# [Supplied material]
━━━━━━
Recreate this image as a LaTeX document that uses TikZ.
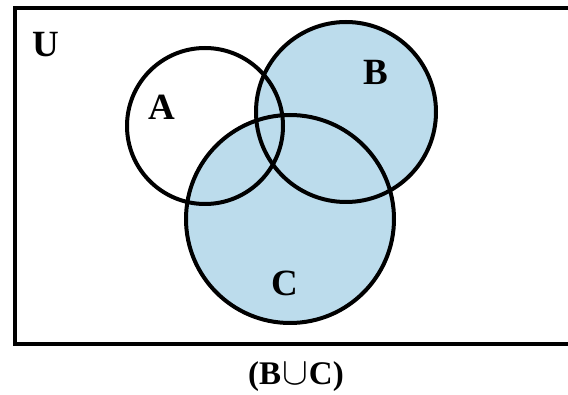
━━━━━━
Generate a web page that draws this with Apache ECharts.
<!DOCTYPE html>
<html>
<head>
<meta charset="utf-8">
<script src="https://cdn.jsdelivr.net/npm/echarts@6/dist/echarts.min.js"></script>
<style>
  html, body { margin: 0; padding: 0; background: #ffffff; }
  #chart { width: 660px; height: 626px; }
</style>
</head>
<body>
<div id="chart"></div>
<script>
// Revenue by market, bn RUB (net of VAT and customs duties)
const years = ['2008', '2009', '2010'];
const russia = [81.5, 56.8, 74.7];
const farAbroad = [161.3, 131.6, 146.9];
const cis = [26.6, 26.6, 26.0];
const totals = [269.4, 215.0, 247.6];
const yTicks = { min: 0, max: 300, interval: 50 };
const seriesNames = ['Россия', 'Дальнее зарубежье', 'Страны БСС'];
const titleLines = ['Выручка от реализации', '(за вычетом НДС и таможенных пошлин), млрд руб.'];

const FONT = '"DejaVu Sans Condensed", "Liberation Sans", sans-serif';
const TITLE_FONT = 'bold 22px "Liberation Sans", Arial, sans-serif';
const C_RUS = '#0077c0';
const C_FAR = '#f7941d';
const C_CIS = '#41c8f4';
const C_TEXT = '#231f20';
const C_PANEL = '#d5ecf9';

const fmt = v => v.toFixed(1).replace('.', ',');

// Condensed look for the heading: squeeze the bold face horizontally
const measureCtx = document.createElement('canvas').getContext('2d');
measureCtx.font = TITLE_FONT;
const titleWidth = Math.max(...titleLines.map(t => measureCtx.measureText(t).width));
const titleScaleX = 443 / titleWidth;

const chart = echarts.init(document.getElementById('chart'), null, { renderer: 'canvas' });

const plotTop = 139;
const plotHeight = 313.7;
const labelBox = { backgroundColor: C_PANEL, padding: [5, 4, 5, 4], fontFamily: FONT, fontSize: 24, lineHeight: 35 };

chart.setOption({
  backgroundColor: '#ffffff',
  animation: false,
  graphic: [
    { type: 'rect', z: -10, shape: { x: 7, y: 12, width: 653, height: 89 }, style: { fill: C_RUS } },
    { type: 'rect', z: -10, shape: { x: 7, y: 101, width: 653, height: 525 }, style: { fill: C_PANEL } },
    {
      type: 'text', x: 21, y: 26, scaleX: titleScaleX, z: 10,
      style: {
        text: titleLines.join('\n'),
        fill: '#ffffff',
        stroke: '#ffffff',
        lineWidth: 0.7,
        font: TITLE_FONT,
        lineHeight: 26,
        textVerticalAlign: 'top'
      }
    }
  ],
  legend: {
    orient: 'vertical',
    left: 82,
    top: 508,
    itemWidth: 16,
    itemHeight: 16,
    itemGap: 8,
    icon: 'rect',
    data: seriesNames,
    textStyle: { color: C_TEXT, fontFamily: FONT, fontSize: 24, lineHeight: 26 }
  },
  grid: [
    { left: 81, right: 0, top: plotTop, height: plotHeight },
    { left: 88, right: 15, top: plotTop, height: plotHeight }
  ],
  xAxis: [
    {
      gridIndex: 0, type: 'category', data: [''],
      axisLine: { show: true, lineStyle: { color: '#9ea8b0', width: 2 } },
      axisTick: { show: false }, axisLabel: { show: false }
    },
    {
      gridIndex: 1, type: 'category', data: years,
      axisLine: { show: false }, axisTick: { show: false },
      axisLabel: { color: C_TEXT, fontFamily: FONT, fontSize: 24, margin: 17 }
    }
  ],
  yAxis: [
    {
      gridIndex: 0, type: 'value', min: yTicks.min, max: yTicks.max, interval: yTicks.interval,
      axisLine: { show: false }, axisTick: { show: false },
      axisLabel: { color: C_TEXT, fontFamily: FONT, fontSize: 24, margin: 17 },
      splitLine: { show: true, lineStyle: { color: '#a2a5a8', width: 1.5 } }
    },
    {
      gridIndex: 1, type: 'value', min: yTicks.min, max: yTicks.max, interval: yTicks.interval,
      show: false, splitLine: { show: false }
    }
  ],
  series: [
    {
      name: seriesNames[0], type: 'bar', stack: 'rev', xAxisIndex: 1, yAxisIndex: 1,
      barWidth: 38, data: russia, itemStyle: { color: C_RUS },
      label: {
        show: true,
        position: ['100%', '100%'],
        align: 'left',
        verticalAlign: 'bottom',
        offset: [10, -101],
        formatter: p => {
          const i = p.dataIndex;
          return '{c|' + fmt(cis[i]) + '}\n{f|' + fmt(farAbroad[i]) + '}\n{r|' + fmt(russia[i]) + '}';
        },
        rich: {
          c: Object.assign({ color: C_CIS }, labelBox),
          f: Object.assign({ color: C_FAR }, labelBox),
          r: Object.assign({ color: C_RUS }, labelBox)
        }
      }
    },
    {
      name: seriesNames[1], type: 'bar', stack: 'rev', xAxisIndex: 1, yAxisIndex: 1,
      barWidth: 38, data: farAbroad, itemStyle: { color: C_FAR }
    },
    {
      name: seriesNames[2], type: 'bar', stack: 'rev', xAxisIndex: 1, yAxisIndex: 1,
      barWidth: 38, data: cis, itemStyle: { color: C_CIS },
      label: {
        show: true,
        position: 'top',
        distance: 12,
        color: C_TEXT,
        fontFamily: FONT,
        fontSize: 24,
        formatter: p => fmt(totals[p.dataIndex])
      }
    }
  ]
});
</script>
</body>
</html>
━━━━━━
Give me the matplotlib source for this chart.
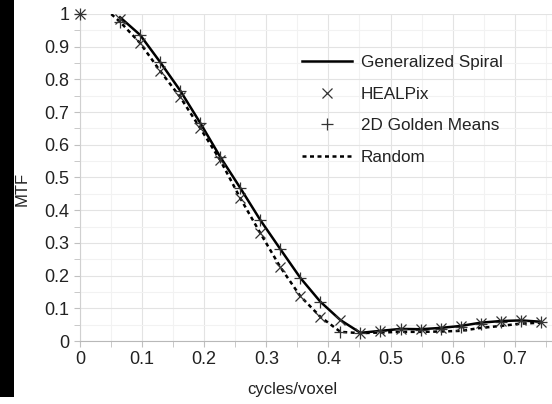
━━━━━━
# [Direction]
Each line in the material either holds the string "that" or does not. State how many do, and nothing else.

# [Response]
2